Thirteen years ago, a massive fire in a Worcester warehouse killed six city firefighters, and more than a decade later, much has changed in the way firefighters respond to emergencies, reports WWLP 22.
Firefighters, who were trying to put out a fire in an abandoned building from inside, soon learned that two homeless people had been living in the warehouse.
A team of firefighters went upstairs to look for the homeless people, who they believed may still have been trapped inside. The firefighters became lost in the dark, maze-like interior of the highly flammable building, and began running out of air while on the 5th floor, far from the only exit.

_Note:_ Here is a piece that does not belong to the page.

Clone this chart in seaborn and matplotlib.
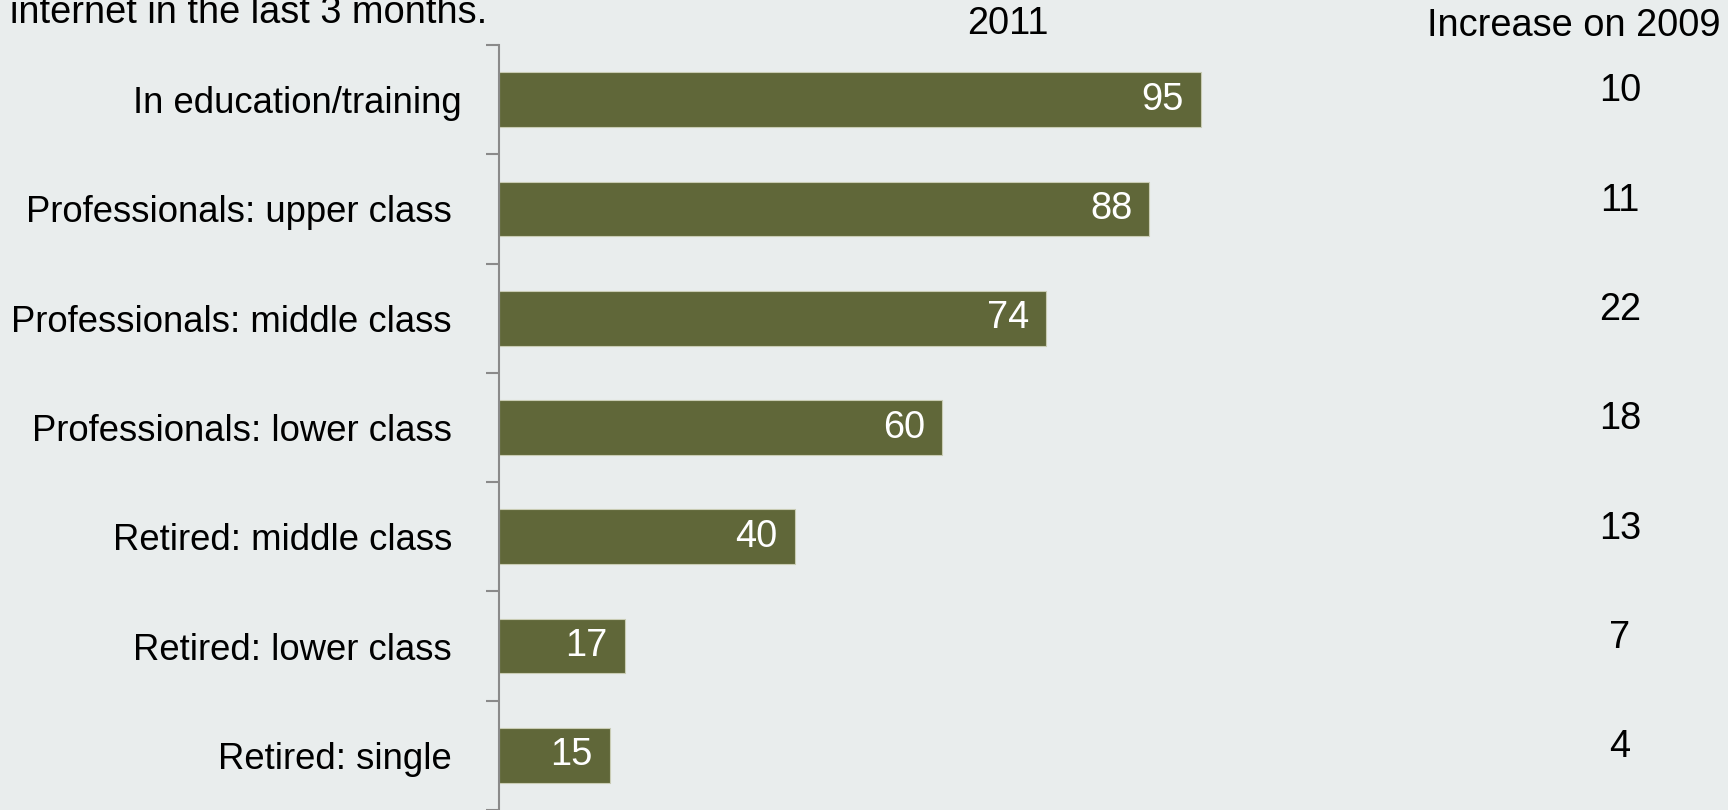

Under those conditions and unable to escape for 45 minutes, six Worcester firefighters — Paul Brotherton, Jeremiah Lucey, Thomas Spencer, Timothy Jackson, James Lyons, and Joseph McGuirk– died in the fire.
Today, fire departments have much more widely applied a system of placards to put on abandoned buildings. These placards warn firefighters on arrival of the risks of entering a given abandoned building during a fire. Additionally, the advance of technology has allowed fire departments to have more information about given buildings readily available.
More consideration is expected when it comes to firefighter safety. Worcester, for example, now assigns a safety officer when they begin to fight a fire, with the officer’s job being to make sure all personnel are accounted-for.
More fire departments also use thermal imaging cameras, which are extremely helpful to those trying to put out fires in the dark. While such a camera was in use at the time of the Worcester fire, it malfunctioned. Technology has since improved.